A group of federal and state agencies are investigating the attack at Cat Haven, a private zoo about 45 minutes east of Fresno. State investigators who protect workplace safety said they are trying to determine whether Cat Haven has the required written procedures that employees follow to stay safe.
The U.S. Department of Agriculture enforces the federal Animal Welfare Act and hopes to learn whether the 4-year-old lion that Hanson showed any behavior prior to the attack that might have indicated potential danger.
Fresno County sheriff's investigators and the state Department of Fish and Wildlife want to know why Hanson was in the enclosure with the animal. A source familiar with Cat Haven told CBS News that accessing the lion's enclosure would be violating its rules.
The Seattle-area intern had loved lions and tigers since childhood, "was absolutely fearless" around them and hoped to work at a zoo after her six-month internship, her father said.
"She was at ease with those big cats," Paul Hanson, an attorney, said of his daughter. "They liked her."
"It was just a dream job for her," he said, adding that she gave him a little tour and showed him the lion Cous Cous, which authorities said killed her.
Hanson said his daughter had worked with big cats before but told him she would not be allowed to go into the lion cage.
On Wednesday, deputies found the woman severely injured and still lying inside the enclosure with the 4-year-old male African lion nearby, said Fresno County sheriff's Lt. Bob Miller.
Another park worker couldn't lure the lion into another pen, so deputies shot and killed it to safely reach the wounded woman, but she died at the scene, he said.
Cat Haven founder and executive director Dale Anderson cried as he read a one-sentence statement Wednesday about the fatal mauling at the private zoo he has operated since 1993.

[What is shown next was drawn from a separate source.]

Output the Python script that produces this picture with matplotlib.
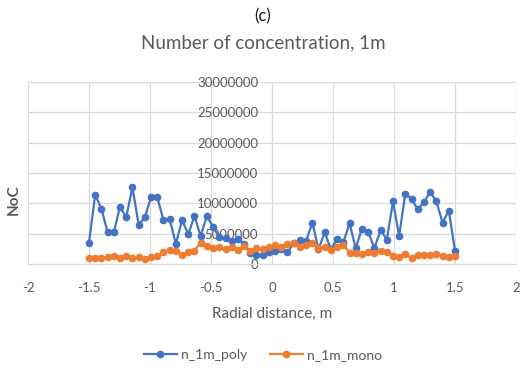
import numpy as np
import matplotlib.pyplot as plt
from matplotlib.ticker import FuncFormatter

plt.rcParams['font.family'] = ['Lato', 'DejaVu Sans']

# Radial sampling positions (m)
radial = [-1.5, -1.449, -1.398, -1.347, -1.297, -1.246, -1.195, -1.144, -1.093, -1.042,
          -0.992, -0.941, -0.89, -0.839, -0.788, -0.737, -0.686, -0.636, -0.585, -0.534,
          -0.483, -0.432, -0.381, -0.331, -0.28, -0.229, -0.178, -0.127, -0.076, -0.025,
          0.025, 0.076, 0.127, 0.178, 0.229, 0.28, 0.331, 0.381, 0.432, 0.483,
          0.534, 0.585, 0.636, 0.686, 0.737, 0.788, 0.839, 0.89, 0.941, 0.992,
          1.042, 1.093, 1.144, 1.195, 1.246, 1.297, 1.347, 1.398, 1.449, 1.5]

# Number concentration, in millions
poly_m = [3.5, 11.4, 9.1, 5.2, 5.2, 9.4, 7.7, 12.6, 6.5, 7.7,
          11.0, 11.0, 7.3, 7.4, 3.3, 7.2, 4.9, 7.9, 4.6, 7.9,
          6.1, 4.4, 4.2, 3.8, 4.1, 3.3, 1.8, 1.4, 1.5, 1.9,
          2.2, 2.4, 1.9, 3.4, 3.9, 3.8, 6.8, 2.4, 5.2, 2.4,
          4.1, 3.6, 6.7, 2.6, 5.8, 5.3, 2.6, 5.6, 4.0, 10.3,
          4.6, 11.6, 10.7, 9.0, 10.2, 11.9, 10.3, 6.8, 8.8, 2.2]
mono_m = [0.94, 1.04, 0.94, 1.2, 1.3, 1.04, 1.37, 0.94, 1.2, 0.82,
          1.2, 1.3, 1.9, 2.3, 2.2, 1.5, 1.9, 2.2, 3.5, 3.0,
          2.6, 2.75, 2.4, 2.75, 2.3, 3.0, 2.2, 2.6, 2.4, 2.85,
          3.1, 2.85, 3.3, 3.4, 2.85, 3.1, 3.4, 2.6, 2.75, 2.3,
          2.75, 3.1, 1.86, 1.86, 1.64, 2.0, 1.86, 2.2, 2.0, 1.3,
          1.2, 1.64, 0.94, 1.5, 1.5, 1.5, 1.64, 1.3, 1.1, 1.3]

x_ticks = [-2, -1.5, -1, -0.5, 0, 0.5, 1, 1.5, 2]
y_ticks = [0, 5e6, 10e6, 15e6, 20e6, 25e6, 30e6]

GRID = '#d9d9d9'
TXT = '#595959'

fig = plt.figure(figsize=(5.26, 3.70), dpi=100)
ax = fig.add_axes([0.0532, 0.2865, 0.9278, 0.4925])

ax.plot(radial, np.array(poly_m) * 1e6, color='#4472c4', lw=1.6, marker='o',
        ms=4.5, label='n_1m_poly', zorder=3)
ax.plot(radial, np.array(mono_m) * 1e6, color='#ed7d31', lw=1.6, marker='o',
        ms=4.5, label='n_1m_mono', zorder=3)

ax.set_xlim(-2, 2)
ax.set_ylim(0, 30e6)
ax.set_xticks(x_ticks)
ax.set_xticklabels([f'{t:g}' for t in x_ticks])
ax.set_yticks(y_ticks)
ax.yaxis.set_major_formatter(FuncFormatter(lambda v, p: f'{int(v)}'))

ax.grid(True, color=GRID, lw=0.9)
ax.set_axisbelow(True)
for s in ['top', 'right']:
    ax.spines[s].set_visible(False)
ax.spines['left'].set_position(('data', 0))
ax.spines['left'].set_visible(False)
ax.spines['bottom'].set_color(GRID)
ax.tick_params(length=0, colors=TXT, labelsize=9.5)
ax.tick_params(axis='y', pad=10)
ax.tick_params(axis='x', pad=13)

ax.set_xlabel('Radial distance, m', color=TXT, fontsize=11, labelpad=9)
fig.text(0.026, 0.46, 'NoC', rotation=90, color=TXT, fontsize=11,
         fontweight='bold', ha='center', va='center')

fig.text(0.5, 0.955, '(c)', ha='center', va='center', fontsize=12, color='#1a1a1a')
fig.text(0.5, 0.883, 'Number of concentration, 1m', ha='center', va='center',
         fontsize=13.5, color=TXT)

fig.legend(loc='center', bbox_to_anchor=(0.5, 0.04), ncol=2, frameon=False,
           fontsize=10, labelcolor=TXT, handlelength=2.4, columnspacing=1.6,
           handletextpad=0.3)

fig.savefig('out.png', dpi=100)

Anderson returned to the zoo in Thursday.
`I feel awful," he said
Investigators were trying to determine why the intern was inside the enclosure and what might have provoked the attack, sheriff's Sgt. Greg Collins said. The facility is normally closed on Wednesdays, and only one other worker was there when the mauling happened, he said.
Authorities are not pursuing a criminal investigation because all leads indicate Hanson's death was the result of an accident, Miller said.
Dianna Hanson's older brother, Paul Hanson, said the family knew the line of work she chose was risky, but added she had followed her passion to care for animals since a young age. She grew up loving the family's two cats, volunteered at a local animal shelter and hoped to ultimately get certified to pursue a career in wildlife conservation or work at a zoo.
"Anybody that encountered Dianna couldn't help being enraptured with her and with her enthusiasm," he said in an interview. "She knew the risks and we knew the risks, but that was her passion. You always wondered when she was going to work, but the risks were part of that."
Paul Hanson said his daughter graduated from Mountlake Terrace High School and was a 2011 graduate of Western Washington University in Bellingham, Wash., where she majored in biology.
During college, she worked at what Hanson described as "a sizeable estate" outside Bellingham that was home to exotic animals, including three tigers and a lion. It was there she learned to care for the cats, he said.